» OBJECTIVE: Omit pictures and quote the listing below line by line, from its start through the line that holds "const lineY = [-43.9, 98.6];".

===

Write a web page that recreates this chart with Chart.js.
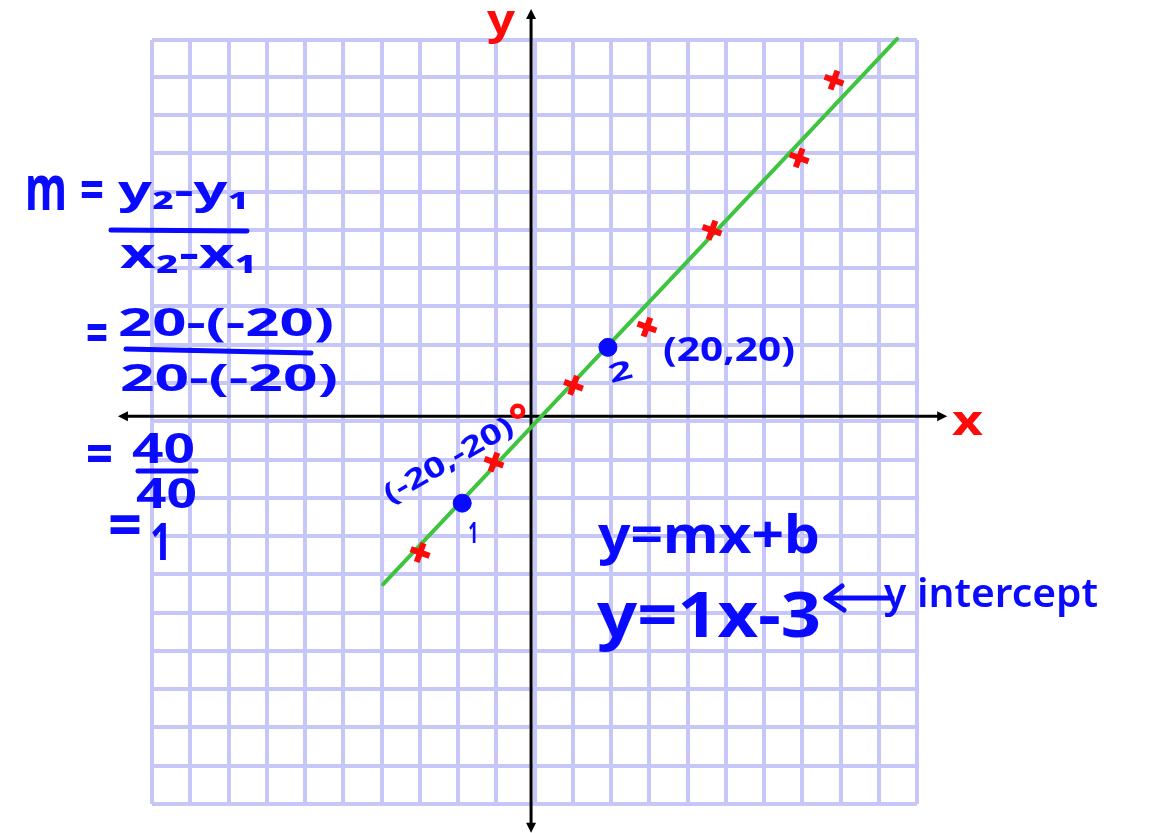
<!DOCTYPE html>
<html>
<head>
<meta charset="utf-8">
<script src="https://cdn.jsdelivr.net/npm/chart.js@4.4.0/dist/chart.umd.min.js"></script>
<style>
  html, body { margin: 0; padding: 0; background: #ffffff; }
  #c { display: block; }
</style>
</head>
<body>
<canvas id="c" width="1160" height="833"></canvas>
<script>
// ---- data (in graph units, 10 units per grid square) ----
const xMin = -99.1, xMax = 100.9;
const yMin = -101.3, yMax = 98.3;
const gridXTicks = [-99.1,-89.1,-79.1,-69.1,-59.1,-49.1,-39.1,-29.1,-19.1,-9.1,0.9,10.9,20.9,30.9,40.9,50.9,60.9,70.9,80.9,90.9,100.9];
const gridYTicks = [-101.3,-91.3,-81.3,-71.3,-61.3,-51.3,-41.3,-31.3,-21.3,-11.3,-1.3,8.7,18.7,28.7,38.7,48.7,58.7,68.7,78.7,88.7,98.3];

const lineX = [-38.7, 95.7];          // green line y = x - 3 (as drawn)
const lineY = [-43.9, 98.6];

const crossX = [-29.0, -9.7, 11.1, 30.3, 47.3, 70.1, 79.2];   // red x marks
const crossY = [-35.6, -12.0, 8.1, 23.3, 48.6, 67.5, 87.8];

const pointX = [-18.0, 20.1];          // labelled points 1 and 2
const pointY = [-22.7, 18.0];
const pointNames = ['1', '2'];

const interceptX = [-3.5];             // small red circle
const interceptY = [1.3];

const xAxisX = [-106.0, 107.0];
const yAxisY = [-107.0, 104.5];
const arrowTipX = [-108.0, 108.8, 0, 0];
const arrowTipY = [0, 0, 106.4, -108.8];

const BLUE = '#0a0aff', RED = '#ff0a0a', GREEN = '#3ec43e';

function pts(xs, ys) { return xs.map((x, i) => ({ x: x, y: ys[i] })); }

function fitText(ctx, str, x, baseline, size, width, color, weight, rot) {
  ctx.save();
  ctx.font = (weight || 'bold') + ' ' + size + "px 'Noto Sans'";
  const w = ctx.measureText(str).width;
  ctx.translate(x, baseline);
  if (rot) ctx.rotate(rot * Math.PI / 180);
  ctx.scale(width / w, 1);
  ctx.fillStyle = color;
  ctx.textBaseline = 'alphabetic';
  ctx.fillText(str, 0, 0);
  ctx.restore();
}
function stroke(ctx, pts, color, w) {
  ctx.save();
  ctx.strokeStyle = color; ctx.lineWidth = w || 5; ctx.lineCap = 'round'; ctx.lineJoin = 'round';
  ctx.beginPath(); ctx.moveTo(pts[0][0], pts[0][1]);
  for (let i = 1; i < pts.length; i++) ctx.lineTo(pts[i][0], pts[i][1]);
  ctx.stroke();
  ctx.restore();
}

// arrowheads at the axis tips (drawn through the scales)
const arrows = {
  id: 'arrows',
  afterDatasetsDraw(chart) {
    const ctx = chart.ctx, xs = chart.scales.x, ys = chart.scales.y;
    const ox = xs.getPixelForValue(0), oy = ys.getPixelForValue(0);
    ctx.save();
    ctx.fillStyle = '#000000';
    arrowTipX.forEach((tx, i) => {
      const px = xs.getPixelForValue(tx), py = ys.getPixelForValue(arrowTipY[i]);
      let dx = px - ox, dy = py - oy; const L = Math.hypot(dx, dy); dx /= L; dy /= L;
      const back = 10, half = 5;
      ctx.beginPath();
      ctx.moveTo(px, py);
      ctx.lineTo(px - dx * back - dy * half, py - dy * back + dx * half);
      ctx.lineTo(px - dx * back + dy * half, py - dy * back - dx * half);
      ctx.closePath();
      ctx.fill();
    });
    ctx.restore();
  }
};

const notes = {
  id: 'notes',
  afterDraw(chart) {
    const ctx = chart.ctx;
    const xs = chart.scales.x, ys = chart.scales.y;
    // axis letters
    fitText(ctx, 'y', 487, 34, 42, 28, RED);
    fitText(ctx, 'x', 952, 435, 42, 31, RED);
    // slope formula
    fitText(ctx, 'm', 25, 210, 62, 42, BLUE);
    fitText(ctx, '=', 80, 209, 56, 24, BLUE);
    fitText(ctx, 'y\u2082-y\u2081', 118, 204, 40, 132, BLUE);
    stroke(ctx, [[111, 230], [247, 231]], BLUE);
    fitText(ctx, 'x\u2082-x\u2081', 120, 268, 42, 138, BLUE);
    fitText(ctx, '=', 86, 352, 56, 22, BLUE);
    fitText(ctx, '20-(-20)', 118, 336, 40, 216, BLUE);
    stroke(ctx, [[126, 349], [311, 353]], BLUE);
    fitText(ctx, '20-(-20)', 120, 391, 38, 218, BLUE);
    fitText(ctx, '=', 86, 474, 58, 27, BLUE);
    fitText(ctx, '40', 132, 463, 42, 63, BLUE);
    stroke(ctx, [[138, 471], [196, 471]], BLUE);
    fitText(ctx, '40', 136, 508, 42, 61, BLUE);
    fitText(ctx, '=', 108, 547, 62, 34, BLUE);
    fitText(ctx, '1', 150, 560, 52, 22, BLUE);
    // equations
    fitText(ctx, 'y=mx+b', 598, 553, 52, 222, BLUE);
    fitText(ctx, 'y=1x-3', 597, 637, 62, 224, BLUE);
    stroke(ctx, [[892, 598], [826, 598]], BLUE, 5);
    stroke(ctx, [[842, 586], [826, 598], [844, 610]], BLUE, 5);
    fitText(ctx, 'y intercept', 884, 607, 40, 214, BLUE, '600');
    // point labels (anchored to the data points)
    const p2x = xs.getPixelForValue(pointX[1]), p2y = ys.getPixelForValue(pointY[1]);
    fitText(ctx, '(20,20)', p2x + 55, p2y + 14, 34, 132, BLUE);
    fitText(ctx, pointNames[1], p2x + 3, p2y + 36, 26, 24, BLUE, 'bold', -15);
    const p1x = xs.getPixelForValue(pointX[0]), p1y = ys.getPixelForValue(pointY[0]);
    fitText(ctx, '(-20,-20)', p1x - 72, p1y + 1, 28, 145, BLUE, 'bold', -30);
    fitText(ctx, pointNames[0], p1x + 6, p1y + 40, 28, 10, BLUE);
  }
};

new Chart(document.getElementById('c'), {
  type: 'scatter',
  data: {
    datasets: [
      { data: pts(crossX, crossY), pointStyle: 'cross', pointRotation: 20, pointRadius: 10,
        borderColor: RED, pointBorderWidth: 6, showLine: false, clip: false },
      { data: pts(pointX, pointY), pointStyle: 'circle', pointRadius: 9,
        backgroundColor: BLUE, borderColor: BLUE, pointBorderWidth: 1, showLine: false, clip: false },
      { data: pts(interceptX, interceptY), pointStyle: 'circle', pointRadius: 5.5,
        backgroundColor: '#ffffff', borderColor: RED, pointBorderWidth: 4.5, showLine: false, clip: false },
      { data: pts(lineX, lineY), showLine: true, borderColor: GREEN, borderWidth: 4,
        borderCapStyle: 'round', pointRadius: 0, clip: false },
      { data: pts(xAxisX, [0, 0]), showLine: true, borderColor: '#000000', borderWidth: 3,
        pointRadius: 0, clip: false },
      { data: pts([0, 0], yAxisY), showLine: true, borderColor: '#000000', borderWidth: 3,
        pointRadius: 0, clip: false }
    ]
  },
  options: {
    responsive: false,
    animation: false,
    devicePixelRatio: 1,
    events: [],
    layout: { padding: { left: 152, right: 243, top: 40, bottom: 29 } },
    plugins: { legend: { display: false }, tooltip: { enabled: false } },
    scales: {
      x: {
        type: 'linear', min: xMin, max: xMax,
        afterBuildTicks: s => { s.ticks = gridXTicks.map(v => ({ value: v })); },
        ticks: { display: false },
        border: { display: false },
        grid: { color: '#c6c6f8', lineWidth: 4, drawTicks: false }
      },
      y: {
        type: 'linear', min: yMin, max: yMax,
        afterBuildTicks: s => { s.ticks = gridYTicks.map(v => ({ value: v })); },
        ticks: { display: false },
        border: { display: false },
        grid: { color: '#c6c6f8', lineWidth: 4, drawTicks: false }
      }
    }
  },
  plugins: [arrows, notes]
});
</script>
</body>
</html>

===

» FINAL ANSWER:
Write a web page that recreates this chart with Chart.js.
<!DOCTYPE html>
<html>
<head>
<meta charset="utf-8">
<script src="https://cdn.jsdelivr.net/npm/chart.js@4.4.0/dist/chart.umd.min.js"></script>
<style>
  html, body { margin: 0; padding: 0; background: #ffffff; }
  #c { display: block; }
</style>
</head>
<body>
<canvas id="c" width="1160" height="833"></canvas>
<script>
// ---- data (in graph units, 10 units per grid square) ----
const xMin = -99.1, xMax = 100.9;
const yMin = -101.3, yMax = 98.3;
const gridXTicks = [-99.1,-89.1,-79.1,-69.1,-59.1,-49.1,-39.1,-29.1,-19.1,-9.1,0.9,10.9,20.9,30.9,40.9,50.9,60.9,70.9,80.9,90.9,100.9];
const gridYTicks = [-101.3,-91.3,-81.3,-71.3,-61.3,-51.3,-41.3,-31.3,-21.3,-11.3,-1.3,8.7,18.7,28.7,38.7,48.7,58.7,68.7,78.7,88.7,98.3];

const lineX = [-38.7, 95.7];          // green line y = x - 3 (as drawn)
const lineY = [-43.9, 98.6];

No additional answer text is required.